» **What is needed**: Output the data exactly, with every line intact.

(Code that draws figures)
START

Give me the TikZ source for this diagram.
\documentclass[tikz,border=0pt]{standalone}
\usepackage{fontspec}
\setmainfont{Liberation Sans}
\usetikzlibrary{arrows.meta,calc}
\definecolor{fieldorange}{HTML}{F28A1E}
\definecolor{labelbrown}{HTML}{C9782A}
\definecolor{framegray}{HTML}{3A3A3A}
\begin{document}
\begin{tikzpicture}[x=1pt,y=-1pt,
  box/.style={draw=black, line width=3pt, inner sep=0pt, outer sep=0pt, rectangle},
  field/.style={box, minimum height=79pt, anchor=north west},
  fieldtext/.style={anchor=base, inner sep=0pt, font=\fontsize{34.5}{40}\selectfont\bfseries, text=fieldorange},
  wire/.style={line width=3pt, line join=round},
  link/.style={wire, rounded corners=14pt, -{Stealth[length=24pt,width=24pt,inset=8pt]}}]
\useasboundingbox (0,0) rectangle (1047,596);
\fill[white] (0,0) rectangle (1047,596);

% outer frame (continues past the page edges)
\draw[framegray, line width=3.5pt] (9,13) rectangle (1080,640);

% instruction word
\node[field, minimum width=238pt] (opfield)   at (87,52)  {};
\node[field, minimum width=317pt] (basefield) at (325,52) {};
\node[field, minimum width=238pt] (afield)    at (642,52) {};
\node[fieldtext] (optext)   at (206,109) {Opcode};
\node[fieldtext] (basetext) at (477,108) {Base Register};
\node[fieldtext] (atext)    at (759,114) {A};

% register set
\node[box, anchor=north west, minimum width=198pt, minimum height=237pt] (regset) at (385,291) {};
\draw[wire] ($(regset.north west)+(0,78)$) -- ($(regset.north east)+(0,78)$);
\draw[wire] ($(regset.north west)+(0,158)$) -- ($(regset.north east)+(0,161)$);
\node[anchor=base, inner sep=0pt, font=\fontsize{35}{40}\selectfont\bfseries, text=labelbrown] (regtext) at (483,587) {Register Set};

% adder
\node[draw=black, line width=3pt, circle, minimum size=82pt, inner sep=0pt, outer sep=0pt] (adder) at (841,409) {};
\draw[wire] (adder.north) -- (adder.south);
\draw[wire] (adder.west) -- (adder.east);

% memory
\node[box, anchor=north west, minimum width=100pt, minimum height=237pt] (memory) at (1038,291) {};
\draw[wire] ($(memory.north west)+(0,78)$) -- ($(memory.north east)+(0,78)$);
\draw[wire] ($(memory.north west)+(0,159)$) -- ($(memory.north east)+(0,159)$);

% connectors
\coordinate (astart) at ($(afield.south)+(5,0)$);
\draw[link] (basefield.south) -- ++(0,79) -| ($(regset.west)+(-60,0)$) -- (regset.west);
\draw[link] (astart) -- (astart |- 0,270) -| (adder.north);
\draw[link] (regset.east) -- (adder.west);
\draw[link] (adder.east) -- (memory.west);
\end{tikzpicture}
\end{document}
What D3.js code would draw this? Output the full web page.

END

» **Result**:
Give me the TikZ source for this diagram.
\documentclass[tikz,border=0pt]{standalone}
\usepackage{fontspec}
\setmainfont{Liberation Sans}
\usetikzlibrary{arrows.meta,calc}
\definecolor{fieldorange}{HTML}{F28A1E}
\definecolor{labelbrown}{HTML}{C9782A}
\definecolor{framegray}{HTML}{3A3A3A}
\begin{document}
\begin{tikzpicture}[x=1pt,y=-1pt,
  box/.style={draw=black, line width=3pt, inner sep=0pt, outer sep=0pt, rectangle},
  field/.style={box, minimum height=79pt, anchor=north west},
  fieldtext/.style={anchor=base, inner sep=0pt, font=\fontsize{34.5}{40}\selectfont\bfseries, text=fieldorange},
  wire/.style={line width=3pt, line join=round},
  link/.style={wire, rounded corners=14pt, -{Stealth[length=24pt,width=24pt,inset=8pt]}}]
\useasboundingbox (0,0) rectangle (1047,596);
\fill[white] (0,0) rectangle (1047,596);

% outer frame (continues past the page edges)
\draw[framegray, line width=3.5pt] (9,13) rectangle (1080,640);

% instruction word
\node[field, minimum width=238pt] (opfield)   at (87,52)  {};
\node[field, minimum width=317pt] (basefield) at (325,52) {};
\node[field, minimum width=238pt] (afield)    at (642,52) {};
\node[fieldtext] (optext)   at (206,109) {Opcode};
\node[fieldtext] (basetext) at (477,108) {Base Register};
\node[fieldtext] (atext)    at (759,114) {A};

% register set
\node[box, anchor=north west, minimum width=198pt, minimum height=237pt] (regset) at (385,291) {};
\draw[wire] ($(regset.north west)+(0,78)$) -- ($(regset.north east)+(0,78)$);
\draw[wire] ($(regset.north west)+(0,158)$) -- ($(regset.north east)+(0,161)$);
\node[anchor=base, inner sep=0pt, font=\fontsize{35}{40}\selectfont\bfseries, text=labelbrown] (regtext) at (483,587) {Register Set};

% adder
\node[draw=black, line width=3pt, circle, minimum size=82pt, inner sep=0pt, outer sep=0pt] (adder) at (841,409) {};
\draw[wire] (adder.north) -- (adder.south);
\draw[wire] (adder.west) -- (adder.east);

% memory
\node[box, anchor=north west, minimum width=100pt, minimum height=237pt] (memory) at (1038,291) {};
\draw[wire] ($(memory.north west)+(0,78)$) -- ($(memory.north east)+(0,78)$);
\draw[wire] ($(memory.north west)+(0,159)$) -- ($(memory.north east)+(0,159)$);

% connectors
\coordinate (astart) at ($(afield.south)+(5,0)$);
\draw[link] (basefield.south) -- ++(0,79) -| ($(regset.west)+(-60,0)$) -- (regset.west);
\draw[link] (astart) -- (astart |- 0,270) -| (adder.north);
\draw[link] (regset.east) -- (adder.west);
\draw[link] (adder.east) -- (memory.west);
\end{tikzpicture}
\end{document}
What D3.js code would draw this? Output the full web page.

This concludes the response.